◆ The exercise
Everything in the listing except the pictures should be written out exactly.

## begin

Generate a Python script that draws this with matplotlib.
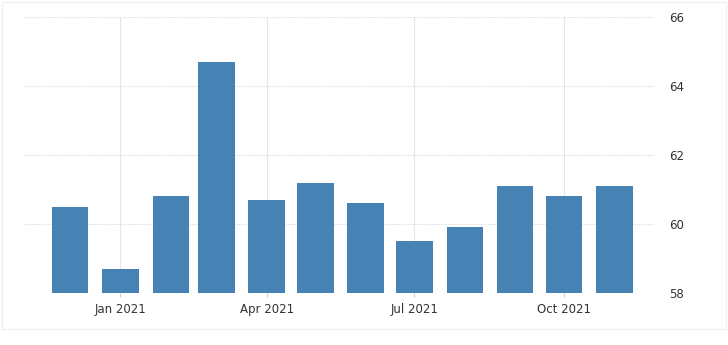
import matplotlib
matplotlib.use("Agg")
import matplotlib.pyplot as plt
import matplotlib.patches as mpatches
import pandas as pd

# monthly values, Dec 2020 - Nov 2021
months = pd.date_range("2020-12-01", "2021-11-01", freq="MS")
values = [60.5, 58.7, 60.8, 64.7, 60.7, 61.2, 60.6, 59.5, 59.9, 61.1, 60.8, 61.1]
y_ticks = [58, 60, 62, 64, 66]
x_ticks = pd.to_datetime(["2021-01-01", "2021-04-01", "2021-07-01", "2021-10-01"])
x_labels = ["Jan 2021", "Apr 2021", "Jul 2021", "Oct 2021"]

fig = plt.figure(figsize=(7.28, 3.45), dpi=100)
fig.patch.set_facecolor("white")
# faint outer frame like the source screenshot
fig.patches.append(mpatches.Rectangle((0.003, 0.045), 0.994, 0.95, transform=fig.transFigure,
                                      fill=False, edgecolor="#f0f0f0", linewidth=1))

ax = fig.add_axes([0.0316, 0.1507, 0.868, 0.80])
ax.bar(months, values, width=22.5, color="#4682b4", zorder=3)

ax.set_ylim(58, 66)
ax.set_yticks(y_ticks)
ax.set_xlim(pd.Timestamp("2020-11-02"), pd.Timestamp("2021-11-26"))
ax.set_xticks(x_ticks)
ax.set_xticklabels(x_labels)

ax.yaxis.tick_right()
ax.tick_params(axis="y", length=0, pad=10, labelsize=8.5, labelcolor="#333333")
ax.tick_params(axis="x", length=3, color="#cccccc", pad=4, labelsize=8.5, labelcolor="#333333")

for s in ax.spines.values():
    s.set_visible(False)

ax.grid(axis="y", color="#dddddd", linestyle=(0, (1, 1)), linewidth=0.8, zorder=0)
ax.grid(axis="x", color="#e6e6e6", linestyle="-", linewidth=0.8, zorder=0)
ax.set_axisbelow(True)

fig.savefig("out.png", dpi=100)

## end

◆ Full answer
Generate a Python script that draws this with matplotlib.
import matplotlib
matplotlib.use("Agg")
import matplotlib.pyplot as plt
import matplotlib.patches as mpatches
import pandas as pd

# monthly values, Dec 2020 - Nov 2021
months = pd.date_range("2020-12-01", "2021-11-01", freq="MS")
values = [60.5, 58.7, 60.8, 64.7, 60.7, 61.2, 60.6, 59.5, 59.9, 61.1, 60.8, 61.1]
y_ticks = [58, 60, 62, 64, 66]
x_ticks = pd.to_datetime(["2021-01-01", "2021-04-01", "2021-07-01", "2021-10-01"])
x_labels = ["Jan 2021", "Apr 2021", "Jul 2021", "Oct 2021"]

fig = plt.figure(figsize=(7.28, 3.45), dpi=100)
fig.patch.set_facecolor("white")
# faint outer frame like the source screenshot
fig.patches.append(mpatches.Rectangle((0.003, 0.045), 0.994, 0.95, transform=fig.transFigure,
                                      fill=False, edgecolor="#f0f0f0", linewidth=1))

ax = fig.add_axes([0.0316, 0.1507, 0.868, 0.80])
ax.bar(months, values, width=22.5, color="#4682b4", zorder=3)

ax.set_ylim(58, 66)
ax.set_yticks(y_ticks)
ax.set_xlim(pd.Timestamp("2020-11-02"), pd.Timestamp("2021-11-26"))
ax.set_xticks(x_ticks)
ax.set_xticklabels(x_labels)

ax.yaxis.tick_right()
ax.tick_params(axis="y", length=0, pad=10, labelsize=8.5, labelcolor="#333333")
ax.tick_params(axis="x", length=3, color="#cccccc", pad=4, labelsize=8.5, labelcolor="#333333")

for s in ax.spines.values():
    s.set_visible(False)

ax.grid(axis="y", color="#dddddd", linestyle=(0, (1, 1)), linewidth=0.8, zorder=0)
ax.grid(axis="x", color="#e6e6e6", linestyle="-", linewidth=0.8, zorder=0)
ax.set_axisbelow(True)

fig.savefig("out.png", dpi=100)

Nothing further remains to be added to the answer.